• _WHAT TO DO_:
Records follow. Select each line holding "this".

____ RECORDS PROVIDED

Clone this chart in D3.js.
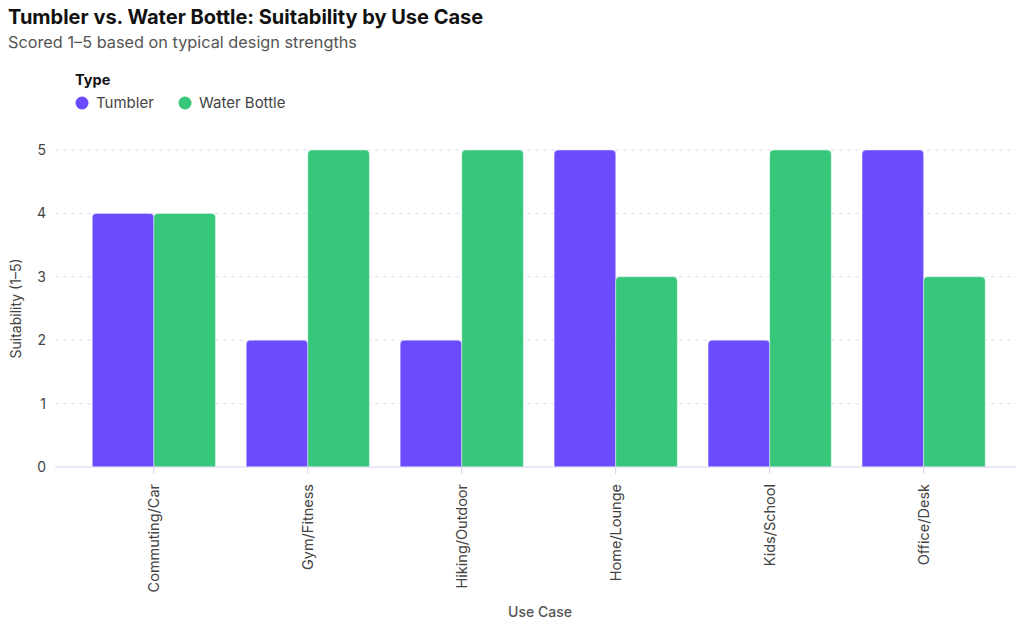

________
____ RECORDS PROVIDED

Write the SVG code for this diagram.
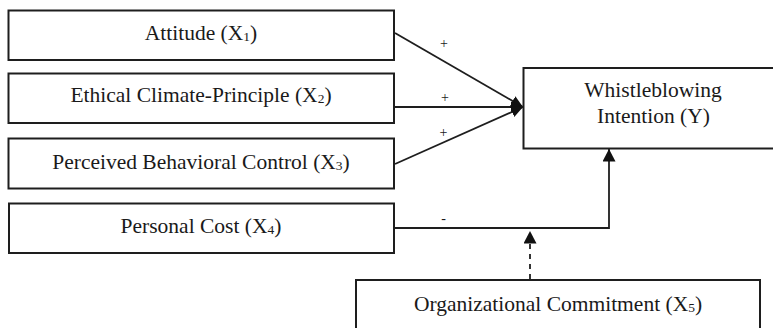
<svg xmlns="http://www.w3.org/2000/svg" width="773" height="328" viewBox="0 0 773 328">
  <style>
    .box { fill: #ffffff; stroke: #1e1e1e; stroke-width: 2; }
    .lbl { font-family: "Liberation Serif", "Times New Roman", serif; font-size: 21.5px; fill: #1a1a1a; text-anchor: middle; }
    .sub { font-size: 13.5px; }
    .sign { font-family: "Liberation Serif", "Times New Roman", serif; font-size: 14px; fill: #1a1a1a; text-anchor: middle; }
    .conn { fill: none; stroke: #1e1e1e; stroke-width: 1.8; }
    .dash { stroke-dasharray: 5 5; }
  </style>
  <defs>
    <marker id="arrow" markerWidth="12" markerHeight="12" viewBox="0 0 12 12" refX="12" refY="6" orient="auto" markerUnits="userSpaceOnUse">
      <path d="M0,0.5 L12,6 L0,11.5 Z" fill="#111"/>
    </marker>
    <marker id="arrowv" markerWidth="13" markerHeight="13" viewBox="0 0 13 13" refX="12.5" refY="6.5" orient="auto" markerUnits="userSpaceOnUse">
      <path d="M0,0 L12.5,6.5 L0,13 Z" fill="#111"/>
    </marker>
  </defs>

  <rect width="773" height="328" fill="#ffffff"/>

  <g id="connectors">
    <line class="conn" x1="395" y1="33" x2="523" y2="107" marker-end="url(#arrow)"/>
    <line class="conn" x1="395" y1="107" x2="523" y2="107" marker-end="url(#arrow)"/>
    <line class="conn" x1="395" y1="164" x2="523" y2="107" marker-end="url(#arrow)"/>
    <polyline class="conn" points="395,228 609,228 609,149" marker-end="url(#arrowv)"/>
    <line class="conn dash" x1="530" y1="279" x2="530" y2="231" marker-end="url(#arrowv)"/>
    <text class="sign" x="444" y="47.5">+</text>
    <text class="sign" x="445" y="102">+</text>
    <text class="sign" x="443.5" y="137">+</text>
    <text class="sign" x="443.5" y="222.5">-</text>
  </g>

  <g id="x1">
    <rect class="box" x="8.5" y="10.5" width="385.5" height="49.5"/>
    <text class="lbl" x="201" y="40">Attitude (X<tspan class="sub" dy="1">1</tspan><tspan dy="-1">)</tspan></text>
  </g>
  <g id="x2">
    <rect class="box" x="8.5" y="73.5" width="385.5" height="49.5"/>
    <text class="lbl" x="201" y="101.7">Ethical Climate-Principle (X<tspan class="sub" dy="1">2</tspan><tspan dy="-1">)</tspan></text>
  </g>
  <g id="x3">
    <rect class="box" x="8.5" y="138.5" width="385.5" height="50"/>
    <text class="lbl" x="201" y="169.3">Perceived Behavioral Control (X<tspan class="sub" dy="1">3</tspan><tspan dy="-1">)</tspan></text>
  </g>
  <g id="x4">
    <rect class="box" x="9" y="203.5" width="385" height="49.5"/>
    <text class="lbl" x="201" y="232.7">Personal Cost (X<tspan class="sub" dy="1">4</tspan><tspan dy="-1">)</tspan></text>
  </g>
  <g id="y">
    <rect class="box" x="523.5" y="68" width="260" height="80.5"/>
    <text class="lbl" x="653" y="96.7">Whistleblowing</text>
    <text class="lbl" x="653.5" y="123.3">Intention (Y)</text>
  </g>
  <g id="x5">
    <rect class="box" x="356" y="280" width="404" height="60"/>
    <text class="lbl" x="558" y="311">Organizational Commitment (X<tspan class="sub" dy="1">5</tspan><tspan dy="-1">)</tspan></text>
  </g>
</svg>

________

• _FULL RESPONSE_:
Clone this chart in D3.js.
Write the SVG code for this diagram.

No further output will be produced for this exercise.